- **Exercise requirements**
Using the listing below, please print exactly the lines from the one with "Clone this chart" through the one with "export default App;". Leave out every picture.

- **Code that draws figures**
^^^^^^^^

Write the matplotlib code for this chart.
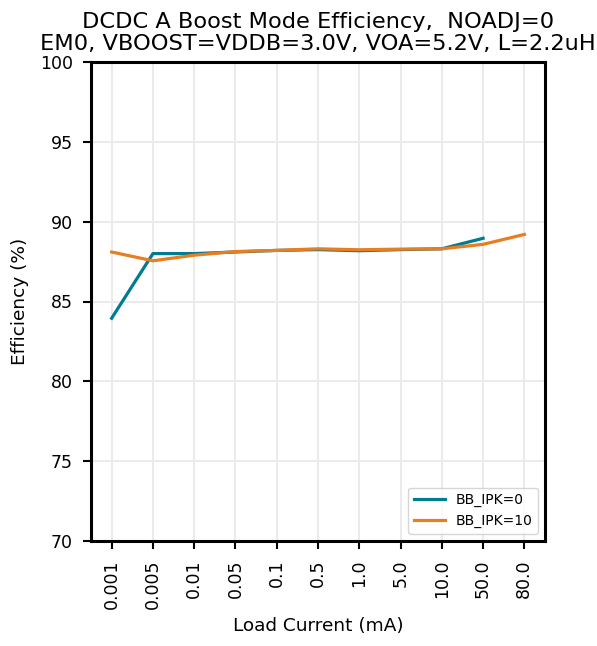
import matplotlib
matplotlib.use("Agg")
import matplotlib.pyplot as plt

categories = ["0.001", "0.005", "0.01", "0.05", "0.1", "0.5", "1.0", "5.0", "10.0", "50.0", "80.0"]
ipk0 = [83.95, 88.0, 88.0, 88.1, 88.2, 88.25, 88.18, 88.25, 88.3, 88.96]
ipk10 = [88.1, 87.55, 87.9, 88.13, 88.2, 88.3, 88.24, 88.28, 88.3, 88.58, 89.2]

fig = plt.figure(figsize=(5.97, 6.46), dpi=100)
ax = fig.add_axes([91/597, 1-541/646, 454/597, 479/646])
x0 = list(range(len(ipk0)))
x10 = list(range(len(ipk10)))
ax.plot(x0, ipk0, color="#007C91", lw=2.3, label="BB_IPK=0")
ax.plot(x10, ipk10, color="#E87E22", lw=2.3, label="BB_IPK=10")
ax.set_xlim(-0.5, len(categories) - 0.5)
ax.set_ylim(70, 100)
ax.set_xticks(range(len(categories)))
ax.set_xticklabels(categories, rotation=90)
ax.set_yticks([70, 75, 80, 85, 90, 95, 100])
ax.tick_params(axis="both", labelsize=12.5, length=6, width=1.5, pad=7)
ax.grid(True, color="#ebebeb", lw=1.4)
ax.set_axisbelow(True)
for s in ax.spines.values():
    s.set_linewidth(2.2)
ax.set_xlabel("Load Current (mA)", fontsize=13.3, labelpad=6)
ax.set_ylabel("Efficiency (%)", fontsize=13.3, labelpad=8)
ax.set_title("DCDC A Boost Mode Efficiency,  NOADJ=0\nEM0, VBOOST=VDDB=3.0V, VOA=5.2V, L=2.2uH", fontsize=16.2, pad=9, linespacing=1.1)
ax.legend(loc="lower right", fontsize=10, handlelength=2.2)
fig.savefig("out.png", dpi=100)
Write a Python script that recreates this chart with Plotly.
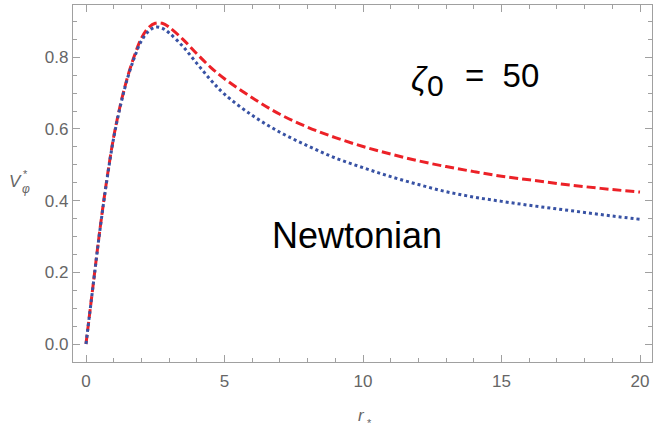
import plotly.graph_objects as go

# ---- data ----
r_red = [0, 0.25, 0.5, 0.75, 1.0, 1.25, 1.5, 1.75, 2.0, 2.25, 2.5, 2.75, 3.0, 3.5, 4, 4.5, 5,
         6, 7, 8, 9, 10, 11, 12, 13, 14, 15, 16, 17, 18, 19, 20]
v_red = [0, 0.160, 0.318, 0.458, 0.578, 0.670, 0.745, 0.805, 0.853, 0.882, 0.895, 0.895, 0.884,
         0.850, 0.810, 0.772, 0.740, 0.687, 0.641, 0.605, 0.576, 0.551, 0.530, 0.511, 0.495,
         0.481, 0.468, 0.458, 0.448, 0.439, 0.431, 0.424]
r_blue = r_red
v_blue = [0, 0.159, 0.316, 0.455, 0.575, 0.667, 0.742, 0.800, 0.846, 0.872, 0.884, 0.881, 0.868,
          0.830, 0.783, 0.737, 0.697, 0.638, 0.591, 0.553, 0.519, 0.492, 0.467, 0.445, 0.425,
          0.410, 0.398, 0.387, 0.377, 0.367, 0.357, 0.348]

x_ticks = [0, 5, 10, 15, 20]
x_ticklabels = ["0", "5", "10", "15", "20"]
y_ticks = [0.0, 0.2, 0.4, 0.6, 0.8]
y_ticklabels = ["0.0", "0.2", "0.4", "0.6", "0.8"]

label_zeta = "<i>ζ</i>"
label_zeta_sub = "0"
label_eq = "=  50"
label_newton = "Newtonian"

FONT = "Liberation Sans, Arial, sans-serif"
AXIS_GRAY = "#a0a0a0"
TEXT_GRAY = "#666666"

# plot area in pixels
L, R, T, B = 73, 652, 5, 362
X0_PX, X_SCALE = 86.0, 27.7
Y0_PX, Y_SCALE = 344.0, 358.4
def px2x(px):
    return (px - X0_PX) / X_SCALE
def py2y(py):
    return (Y0_PX - py) / Y_SCALE

fig = go.Figure()
fig.add_trace(go.Scatter(x=r_red, y=v_red, mode="lines",
                         line=dict(color="#ec2127", width=3, dash="9px,4px", shape="spline"),
                         showlegend=False, hoverinfo="skip"))
fig.add_trace(go.Scatter(x=r_blue, y=v_blue, mode="lines",
                         line=dict(color="#3852a4", width=3, dash="3px,3px", shape="spline"),
                         showlegend=False, hoverinfo="skip"))

axis_common = dict(showline=True, linecolor=AXIS_GRAY, linewidth=1.4, mirror="allticks",
                   ticks="inside", tickcolor=AXIS_GRAY, tickwidth=1.2, ticklen=7,
                   showgrid=False, zeroline=False,
                   tickfont=dict(family=FONT, size=17, color=TEXT_GRAY))

fig.update_xaxes(range=[px2x(L), px2x(R)], tickmode="array", tickvals=x_ticks, ticktext=x_ticklabels,
                 minor=dict(tickmode="linear", tick0=0, dtick=1, ticks="inside", ticklen=4,
                            tickcolor=AXIS_GRAY, tickwidth=1.2, showgrid=False),
                 ticklabelstandoff=3, **axis_common)
fig.update_yaxes(range=[py2y(B), py2y(T)], tickmode="array", tickvals=y_ticks, ticktext=y_ticklabels,
                 minor=dict(tickmode="linear", tick0=0, dtick=0.05, ticks="inside", ticklen=4,
                            tickcolor=AXIS_GRAY, tickwidth=1.2, showgrid=False),
                 **axis_common)

ann = []
def add(text, px, py, size, color="black", xanchor="center", yanchor="middle"):
    ann.append(dict(text=text, x=(px - L) / (R - L), y=(B - py) / (B - T),
                    xref="paper", yref="paper", showarrow=False,
                    xanchor=xanchor, yanchor=yanchor,
                    font=dict(family=FONT, size=size, color=color)))

add(label_zeta, 420, 78, 33)
add(label_zeta_sub, 435, 85, 30)
add(label_eq, 463, 76, 33, xanchor="left")
add(label_newton, 357, 236, 36)
# axis titles
add("<i>V</i>", 15, 181, 17, TEXT_GRAY)
add("*", 26, 174, 11, TEXT_GRAY)
add("<i>φ</i>", 26, 189, 12, TEXT_GRAY)
add("<i>r</i>", 361, 416, 17, TEXT_GRAY)
add("*", 369, 423, 11, TEXT_GRAY)

fig.update_layout(width=653, height=428, margin=dict(l=L, r=653 - R, t=T, b=428 - B),
                  paper_bgcolor="white", plot_bgcolor="white", annotations=ann)

fig.write_html("out.html")
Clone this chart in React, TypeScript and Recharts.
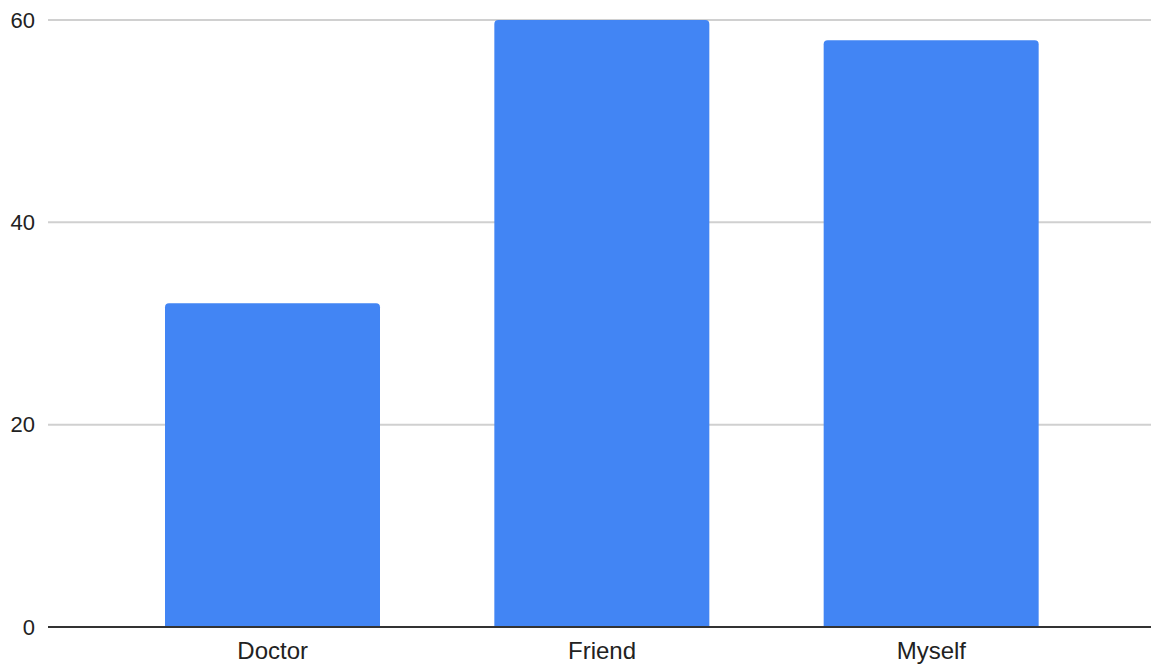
import { Bar, BarChart, CartesianGrid, XAxis, YAxis } from "recharts";

const categories = ["Doctor", "Friend", "Myself"];
const counts = [32, 60, 58];
const yTicks = [0, 20, 40, 60];

const data = categories.map((name, i) => ({ name, count: counts[i] }));

const FONT = "Arial, 'Liberation Sans', sans-serif";

const App = () => {
  return (
    <div style={{ position: "absolute", top: 0, left: 0, background: "#fff" }}>
      <BarChart
        width={1151}
        height={669}
        data={data}
        margin={{ top: 20, right: 0, bottom: 0, left: 0 }}
        barSize={215}
      >
        <CartesianGrid vertical={false} stroke="#d0d0d0" strokeWidth={2} />
        <XAxis
          dataKey="name"
          height={42}
          padding={{ left: 60, right: 55 }}
          axisLine={{ stroke: "#333", strokeWidth: 2 }}
          tickLine={false}
          tickMargin={9}
          tick={{ fill: "#222", fontSize: 24, fontFamily: FONT }}
        />
        <YAxis
          width={48}
          domain={[0, 60]}
          ticks={yTicks}
          axisLine={false}
          tickLine={false}
          tickMargin={7}
          tick={{ fill: "#222", fontSize: 22, fontFamily: FONT }}
        />
        <Bar
          dataKey="count"
          fill="#4285F4"
          radius={[4, 4, 0, 0]}
          isAnimationActive={false}
        />
      </BarChart>
    </div>
  );
};

export default App;
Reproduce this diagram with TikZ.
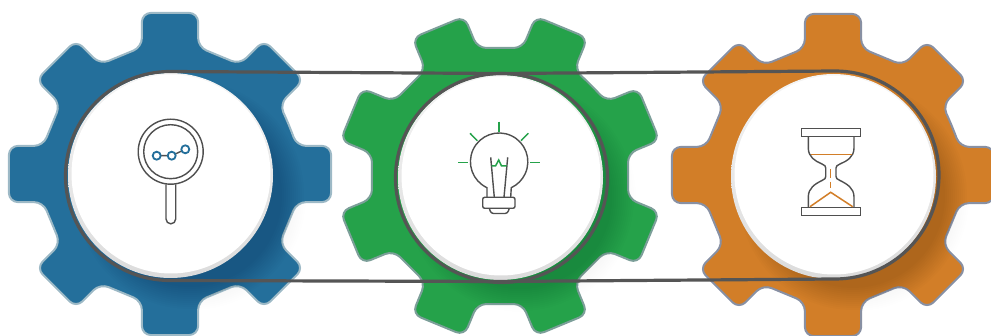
\documentclass[tikz,border=0pt]{standalone}
\usepackage{tikz}
\usetikzlibrary{calc}

\definecolor{gearblue}{HTML}{246F9B}
\definecolor{geargreen}{HTML}{25A24A}
\definecolor{gearorange}{HTML}{D27E28}
\definecolor{rimblue}{HTML}{9DB9C6}
\definecolor{rimgreen}{HTML}{7C9F99}
\definecolor{rimorange}{HTML}{8890A3}
\definecolor{beltgray}{HTML}{555555}
\definecolor{icongray}{HTML}{4F4F4F}

\tikzset{
  gearshape/.style={rounded corners=9pt},
  belt/.style={draw=beltgray,line width=3.2pt},
  iconline/.style={draw=icongray,line width=1.4pt},
  iconblue/.style={draw=gearblue,line width=1.8pt},
  icongreen/.style={draw=geargreen,line width=1.5pt},
  iconorange/.style={draw=gearorange,line width=1.5pt},
}

\newcommand{\gearpath}{(-22.5:128.7)
  \foreach \a in {0,45,...,315} {
    -- ({\a-12.5}:130) -- ({\a-9.9}:163.5) -- ({\a+9.9}:163.5) -- ({\a+12.5}:130)
  } -- cycle}

% #1 hub, #2 rotation, #3 fill, #4 outline
\newcommand{\drawgear}[4]{
  \foreach \s in {0,...,9}
    \fill[black,opacity=.003] ($(#1)+(22,22)$) circle ({96+2*\s});
  \filldraw[gearshape,line width=2pt,shift={(#1)},rotate=#2,fill=#3,draw=#4] \gearpath;
  \begin{scope}
    \clip[gearshape,shift={(#1)},rotate=#2] \gearpath;
    \foreach \s in {0,...,11}
      \fill[black,opacity=.012] ($(#1)+(20,21)$) circle ({92+2*\s});
  \end{scope}
  \shade[top color=white!96!black,bottom color=white!86!black] ($(#1)+(.5,1.5)$) circle (102.5);
  \fill[white] ($(#1)+(1,0)$) circle (99.5);
}

\begin{document}
\begin{tikzpicture}[x=1pt,y=-1pt]
\useasboundingbox (0,0) rectangle (991,336);
\begin{scope}
\clip (0,0) rectangle (991,336);

\coordinate (hubsearch) at (170,174);
\coordinate (hubidea) at (500,176);
\coordinate (hubtime) at (833,175);

\drawgear{hubsearch}{0}{gearblue}{rimblue}
\drawgear{hubidea}{22.5}{geargreen}{rimgreen}
\drawgear{hubtime}{0}{gearorange}{rimorange}

\coordinate (belt1) at (170,71.5);
\coordinate (belt2) at (500,73.5);
\coordinate (belt3) at (835,71);
\coordinate (belt4) at (835,279);
\coordinate (belt5) at (500,281.5);

\draw[belt] (belt1)--(belt2)--(belt3) arc (-90:90:104)--(belt5)--(170,280.5) arc (90:270:104.5)--cycle;
\draw[belt] (501.5,178) ellipse (106 and 104.5);
\end{scope}

% magnifier
\coordinate (lens) at (170.7,151.7);
\coordinate (dot1) at (156.7,155.7);
\coordinate (dot2) at (171.7,155.7);
\coordinate (dot3) at (185.3,149.3);
\draw[iconline] (lens) circle (32.5);
\draw[iconline] (lens) circle (27);
\draw[iconline] (166,184.3)--(166,219) arc (180:0:4.85)--(175.7,184.3);
\draw[iconline] (dot1)--(dot2)--(dot3);
\draw[iconblue,fill=white] (dot1) circle (4);
\draw[iconblue,fill=white] (dot2) circle (4);
\draw[iconblue,fill=white] (dot3) circle (4);

% bulb
\draw[iconline] (487,197.3)--(487,187.7) arc (115:425:28.7)--(510.7,197.3);
\draw[iconline] (490.7,157.3)--(494.3,197.3);
\draw[iconline] (507.7,157.3)--(504,197.3);
\draw[icongreen] (491.7,166)--(495.5,166)--(498.7,160)--(501.5,166)--(506.7,166);
\draw[iconline,rounded corners=2pt] (482.7,197.3) rectangle (515,208.3);
\draw[iconline,rounded corners=2.5pt] (489.3,208.3)--(491,213.5)--(507.5,213.5)--(509.3,208.3);
\draw[icongreen] (499,121.7)--(499,131.7);
\draw[icongreen] (470,133.3)--(477.3,140.7);
\draw[icongreen] (528.3,133.3)--(521,140.7);
\draw[icongreen] (458.3,162.3)--(468.3,162.3);
\draw[icongreen] (530,162.3)--(540,162.3);

% hourglass
\draw[iconline] (801.7,128.3) rectangle (860.7,136.7);
\draw[iconline] (801.7,207.3) rectangle (860.7,215.7);
\draw[iconline] (808.3,136.7)--(808.3,148) .. controls (808.3,157) and (815,161) .. (822,164) .. controls (825,165.5) and (825.7,166) .. (825.7,168)--(825.7,176.5) .. controls (825.7,178.5) and (825,179) .. (822,180.5) .. controls (815,184) and (808.3,188) .. (808.3,197)--(808.3,207.3);
\draw[iconline] (854,136.7)--(854,148) .. controls (854,157) and (847,161) .. (840,164) .. controls (837,165.5) and (836,166) .. (836,168)--(836,176.5) .. controls (836,178.5) and (837,179) .. (840,180.5) .. controls (847,184) and (854,188) .. (854,197)--(854,207.3);
\draw[iconorange] (810.7,154.3)--(851.7,154.3);
\draw[iconorange] (830.7,169)--(830.7,177.7);
\draw[iconorange] (830.7,181.7)--(830.7,187.7);
\draw[iconorange] (810,206.7)--(830.7,192.3)--(852.7,206.7);
\end{tikzpicture}
\end{document}
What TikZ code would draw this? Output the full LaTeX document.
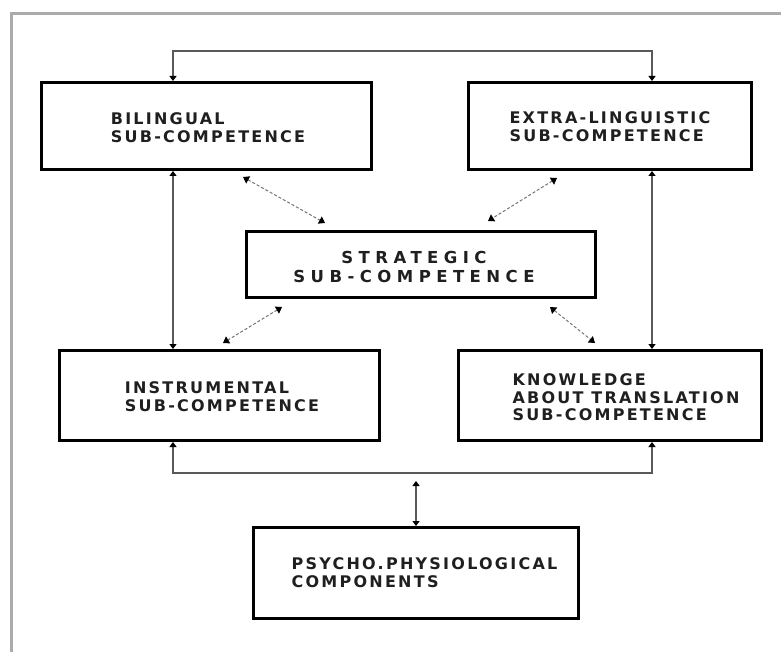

^^^^^^^^

- **Result of the task**
Clone this chart in React, TypeScript and Recharts.
import { Bar, BarChart, CartesianGrid, XAxis, YAxis } from "recharts";

const categories = ["Doctor", "Friend", "Myself"];
const counts = [32, 60, 58];
const yTicks = [0, 20, 40, 60];

const data = categories.map((name, i) => ({ name, count: counts[i] }));

const FONT = "Arial, 'Liberation Sans', sans-serif";

const App = () => {
  return (
    <div style={{ position: "absolute", top: 0, left: 0, background: "#fff" }}>
      <BarChart
        width={1151}
        height={669}
        data={data}
        margin={{ top: 20, right: 0, bottom: 0, left: 0 }}
        barSize={215}
      >
        <CartesianGrid vertical={false} stroke="#d0d0d0" strokeWidth={2} />
        <XAxis
          dataKey="name"
          height={42}
          padding={{ left: 60, right: 55 }}
          axisLine={{ stroke: "#333", strokeWidth: 2 }}
          tickLine={false}
          tickMargin={9}
          tick={{ fill: "#222", fontSize: 24, fontFamily: FONT }}
        />
        <YAxis
          width={48}
          domain={[0, 60]}
          ticks={yTicks}
          axisLine={false}
          tickLine={false}
          tickMargin={7}
          tick={{ fill: "#222", fontSize: 22, fontFamily: FONT }}
        />
        <Bar
          dataKey="count"
          fill="#4285F4"
          radius={[4, 4, 0, 0]}
          isAnimationActive={false}
        />
      </BarChart>
    </div>
  );
};

export default App;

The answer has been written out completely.